Energy employers are looking for multi-skilled technicians, Christine Carpenter, director of the Energy Providers Coalition for Education, told Education Dive. The coalition is a network of employers working together to create more online educational opportunities in the oil and gas industry.
At Odessa College, near the Permian Basin, which produces millions of barrels of oil daily, students who have completed instrumentation and electronics technology programs are more marketable for a range of technician jobs today than they were a few years ago, its president said.
Houston Community College Northeast also has developed new programs and improved existing programs to adapt to changes in the oil and gas sector. The school is developing a data analytics program for the petroleum industry, which will initially be offered as a continuing education program. It also is launching an industrial worker certificate program to teach a range of skills that can be applied to multiple industries.

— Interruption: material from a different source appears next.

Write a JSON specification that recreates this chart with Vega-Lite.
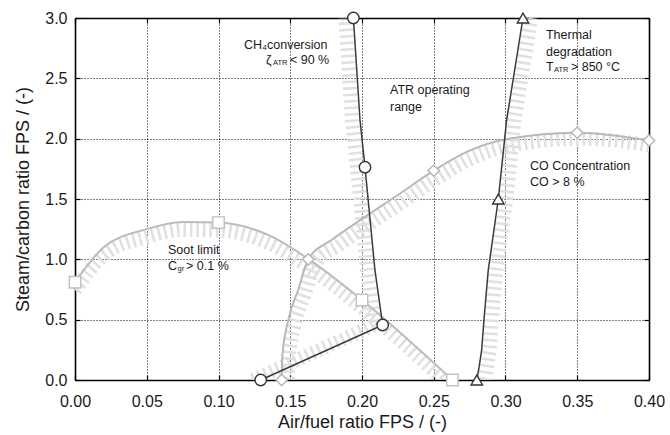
{
  "$schema": "https://vega.github.io/schema/vega-lite/v6.json",
  "width": 574,
  "height": 362,
  "autosize": "none",
  "padding": {"left": 75, "top": 18, "right": 21, "bottom": 55},
  "background": "white",
  "config": {"view": {"stroke": null}, "font": "Liberation Sans"},
  "datasets": {
    "curves": [
      {"series": "CH4", "o": 1, "x": 0.1294, "y": 0},
      {"series": "CH4", "o": 2, "x": 0.2144, "y": 0.456},
      {"series": "CH4", "o": 3, "x": 0.209, "y": 0.912},
      {"series": "CH4", "o": 4, "x": 0.2021, "y": 1.763},
      {"series": "CH4", "o": 5, "x": 0.1986, "y": 2.155},
      {"series": "CH4", "o": 6, "x": 0.194, "y": 3.0},
      {"series": "Thermal", "o": 1, "x": 0.28, "y": 0},
      {"series": "Thermal", "o": 2, "x": 0.2815, "y": 0.1},
      {"series": "Thermal", "o": 3, "x": 0.2834, "y": 0.25},
      {"series": "Thermal", "o": 4, "x": 0.285, "y": 0.5},
      {"series": "Thermal", "o": 5, "x": 0.288, "y": 0.912},
      {"series": "Thermal", "o": 6, "x": 0.295, "y": 1.5},
      {"series": "Thermal", "o": 7, "x": 0.3008, "y": 2.155},
      {"series": "Thermal", "o": 8, "x": 0.3122, "y": 3.0},
      {"series": "CO", "o": 1, "x": 0.144, "y": 0},
      {"series": "CO", "o": 2, "x": 0.1445, "y": 0.2},
      {"series": "CO", "o": 3, "x": 0.1487, "y": 0.5},
      {"series": "CO", "o": 4, "x": 0.1556, "y": 0.75},
      {"series": "CO", "o": 5, "x": 0.1626, "y": 1.0},
      {"series": "CO", "o": 6, "x": 0.18, "y": 1.17},
      {"series": "CO", "o": 7, "x": 0.2, "y": 1.335},
      {"series": "CO", "o": 8, "x": 0.224, "y": 1.525},
      {"series": "CO", "o": 9, "x": 0.25, "y": 1.735},
      {"series": "CO", "o": 10, "x": 0.273, "y": 1.89},
      {"series": "CO", "o": 11, "x": 0.3, "y": 1.995},
      {"series": "CO", "o": 12, "x": 0.35, "y": 2.05},
      {"series": "CO", "o": 13, "x": 0.4, "y": 1.985},
      {"series": "Soot", "o": 1, "x": 0.0, "y": 0.81},
      {"series": "Soot", "o": 2, "x": 0.02, "y": 1.1},
      {"series": "Soot", "o": 3, "x": 0.05, "y": 1.25},
      {"series": "Soot", "o": 4, "x": 0.075, "y": 1.31},
      {"series": "Soot", "o": 5, "x": 0.1, "y": 1.305},
      {"series": "Soot", "o": 6, "x": 0.135, "y": 1.2},
      {"series": "Soot", "o": 7, "x": 0.163, "y": 1.0},
      {"series": "Soot", "o": 8, "x": 0.2, "y": 0.663},
      {"series": "Soot", "o": 9, "x": 0.263, "y": 0}
    ],
    "markers": [
      {"series": "CH4", "x": 0.1294, "y": 0},
      {"series": "CH4", "x": 0.2144, "y": 0.456},
      {"series": "CH4", "x": 0.2021, "y": 1.763},
      {"series": "CH4", "x": 0.194, "y": 3.0},
      {"series": "Thermal", "x": 0.28, "y": 0},
      {"series": "Thermal", "x": 0.295, "y": 1.5},
      {"series": "Thermal", "x": 0.3122, "y": 3.0},
      {"series": "CO", "x": 0.144, "y": 0},
      {"series": "CO", "x": 0.1626, "y": 1.0},
      {"series": "CO", "x": 0.25, "y": 1.735},
      {"series": "CO", "x": 0.35, "y": 2.05},
      {"series": "CO", "x": 0.4, "y": 1.985},
      {"series": "Soot", "x": 0.0, "y": 0.81},
      {"series": "Soot", "x": 0.1, "y": 1.305},
      {"series": "Soot", "x": 0.2, "y": 0.663},
      {"series": "Soot", "x": 0.263, "y": 0}
    ],
    "labels": [
      {"x": 0.1178, "y": 2.776, "text": "CH"},
      {"x": 0.1338, "y": 2.776, "text": "conversion"},
      {"x": 0.1331, "y": 2.652, "text": "ζ"},
      {"x": 0.1498, "y": 2.652, "text": "< 90 %"},
      {"x": 0.2195, "y": 2.403, "text": "ATR operating"},
      {"x": 0.2195, "y": 2.262, "text": "range"},
      {"x": 0.3282, "y": 2.859, "text": "Thermal"},
      {"x": 0.3282, "y": 2.718, "text": "degradation"},
      {"x": 0.3282, "y": 2.594, "text": "T"},
      {"x": 0.3456, "y": 2.594, "text": "> 850 °C"},
      {"x": 0.3171, "y": 1.773, "text": "CO Concentration"},
      {"x": 0.3171, "y": 1.641, "text": "CO > 8 %"},
      {"x": 0.0648, "y": 1.077, "text": "Soot limit"},
      {"x": 0.0648, "y": 0.945, "text": "C"},
      {"x": 0.0774, "y": 0.945, "text": "> 0.1 %"}
    ],
    "subs": [
      {"x": 0.1307, "y": 2.751, "text": "4"},
      {"x": 0.1380, "y": 2.627, "text": "ATR"},
      {"x": 0.3338, "y": 2.569, "text": "ATR"},
      {"x": 0.0714, "y": 0.92, "text": "gr"}
    ]
  },
  "encoding": {
    "x": {"field": "x", "type": "quantitative", "scale": {"domain": [0, 0.4], "nice": false, "zero": false}, "axis": null},
    "y": {"field": "y", "type": "quantitative", "scale": {"domain": [0, 3], "nice": false, "zero": false}, "axis": null}
  },
  "layer": [
    {
      "data": {"name": "curves"},
      "transform": [{"filter": "datum.series === 'Soot'"}],
      "mark": {"type": "line", "interpolate": "monotone", "clip": true, "stroke": "#e0e0e0", "strokeWidth": 14, "strokeDash": [2.5, 4], "yOffset": 8},
      "encoding": {
        "order": {"field": "o"},
        "x": {"field": "x", "type": "quantitative", "scale": {"domain": [0, 0.4], "nice": false, "zero": false},
          "axis": {"orient": "bottom", "values": [0, 0.05, 0.1, 0.15, 0.2, 0.25, 0.3, 0.35, 0.4], "format": ".2f", "title": "Air/fuel ratio FPS / (-)",
            "grid": true, "gridColor": "#000", "gridDash": [1, 2], "gridWidth": 1,
            "domainColor": "#000", "domainWidth": 1.6, "tickColor": "#000", "tickSize": -5, "tickWidth": 1.2,
            "labelFontSize": 16, "labelColor": "#1a1a1a", "labelPadding": 18, "labelFont": "Liberation Sans", "labelFlush": false, "labelOverlap": false,
            "titleFont": "Liberation Sans", "titleFontSize": 18, "titleFontWeight": "normal", "titleColor": "#1a1a1a", "titlePadding": 4}},
        "y": {"field": "y", "type": "quantitative", "scale": {"domain": [0, 3], "nice": false, "zero": false},
          "axis": {"orient": "left", "values": [0, 0.5, 1, 1.5, 2, 2.5, 3], "format": ".1f", "title": "Steam/carbon ratio FPS / (-)",
            "grid": true, "gridColor": "#000", "gridDash": [1, 2], "gridWidth": 1,
            "domainColor": "#000", "domainWidth": 1.6, "tickColor": "#000", "tickSize": -5, "tickWidth": 1.2,
            "labelFontSize": 16, "labelColor": "#1a1a1a", "labelPadding": 13, "labelFont": "Liberation Sans", "labelFlush": false, "labelOverlap": false,
            "titleFont": "Liberation Sans", "titleFontSize": 18, "titleFontWeight": "normal", "titleColor": "#1a1a1a", "titlePadding": 12}}
      }
    },
    {
      "data": {"name": "curves"},
      "transform": [{"filter": "datum.series === 'CO'"}],
      "mark": {"type": "line", "interpolate": "monotone", "clip": true, "stroke": "#e0e0e0", "strokeWidth": 14, "strokeDash": [2.5, 4], "xOffset": 6, "yOffset": 6},
      "encoding": {"order": {"field": "o"}}
    },
    {
      "data": {"name": "curves"},
      "transform": [{"filter": "datum.series === 'CH4'"}],
      "mark": {"type": "line", "interpolate": "linear", "clip": true, "stroke": "#e0e0e0", "strokeWidth": 14, "strokeDash": [2.5, 4], "xOffset": -8},
      "encoding": {"order": {"field": "o"}}
    },
    {
      "data": {"name": "curves"},
      "transform": [{"filter": "datum.series === 'Thermal'"}],
      "mark": {"type": "line", "interpolate": "linear", "clip": true, "stroke": "#e0e0e0", "strokeWidth": 14, "strokeDash": [2.5, 4], "xOffset": 8},
      "encoding": {"order": {"field": "o"}}
    },
    {
      "data": {"name": "curves"},
      "transform": [{"filter": "datum.series === 'Soot'"}],
      "mark": {"type": "line", "interpolate": "monotone", "stroke": "#bcbcbc", "strokeWidth": 2},
      "encoding": {"order": {"field": "o"}}
    },
    {
      "data": {"name": "curves"},
      "transform": [{"filter": "datum.series === 'CO'"}],
      "mark": {"type": "line", "interpolate": "monotone", "stroke": "#b8b8b8", "strokeWidth": 2},
      "encoding": {"order": {"field": "o"}}
    },
    {
      "data": {"name": "curves"},
      "transform": [{"filter": "datum.series === 'CH4'"}],
      "mark": {"type": "line", "interpolate": "linear", "stroke": "#3a3a3a", "strokeWidth": 1.5},
      "encoding": {"order": {"field": "o"}}
    },
    {
      "data": {"name": "curves"},
      "transform": [{"filter": "datum.series === 'Thermal'"}],
      "mark": {"type": "line", "interpolate": "linear", "stroke": "#3a3a3a", "strokeWidth": 1.5},
      "encoding": {"order": {"field": "o"}}
    },
    {
      "data": {"name": "markers"},
      "mark": {"type": "point", "filled": false, "fill": "white", "fillOpacity": 1, "strokeWidth": 1.4, "size": 130, "opacity": 1},
      "encoding": {
        "x": {"field": "x", "type": "quantitative", "scale": {"domain": [0, 0.4], "nice": false, "zero": false},
          "axis": {"orient": "top", "values": [0, 0.05, 0.1, 0.15, 0.2, 0.25, 0.3, 0.35, 0.4], "labels": false, "title": null, "grid": false,
            "domainColor": "#000", "domainWidth": 1.6, "tickColor": "#000", "tickSize": -5, "tickWidth": 1.2}},
        "y": {"field": "y", "type": "quantitative", "scale": {"domain": [0, 3], "nice": false, "zero": false},
          "axis": {"orient": "right", "values": [0, 0.5, 1, 1.5, 2, 2.5, 3], "labels": false, "title": null, "grid": false,
            "domainColor": "#000", "domainWidth": 1.6, "tickColor": "#000", "tickSize": -5, "tickWidth": 1.2}},
        "shape": {"field": "series", "type": "nominal", "legend": null,
          "scale": {"domain": ["CH4", "Thermal", "CO", "Soot"], "range": ["circle", "triangle-up", "diamond", "square"]}},
        "stroke": {"field": "series", "type": "nominal", "legend": null,
          "scale": {"domain": ["CH4", "Thermal", "CO", "Soot"], "range": ["#333333", "#333333", "#b5b5b5", "#c0c0c0"]}}
      }
    },
    {
      "data": {"name": "labels"},
      "mark": {"type": "text", "align": "left", "baseline": "middle", "fontSize": 12.5, "font": "Liberation Sans", "color": "#1a1a1a"},
      "encoding": {"text": {"field": "text"}}
    },
    {
      "data": {"name": "subs"},
      "mark": {"type": "text", "align": "left", "baseline": "middle", "fontSize": 7.5, "font": "Liberation Sans", "color": "#1a1a1a"},
      "encoding": {"text": {"field": "text"}}
    }
  ],
  "resolve": {"axis": {"x": "independent", "y": "independent"}}
}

Monique Umphrey, president of the college, told Education Dive, “Because we’re in unprecedented territory, [employers] are going to have to define a new path, so that will require people that are resourceful and resilient. Never before has adaptability been more important.”
Colleges and universities nationwide received $12 billion in emergency CARES Act funding, allocated by the U.S. Department of Education. Half of the money was required to be used for student financial aid.
More than $54 million in Paycheck Protection Program loans established through the CARES Act went to roughly 40 small private colleges and universities in Texas, according to data released by the Small Business Administration this week.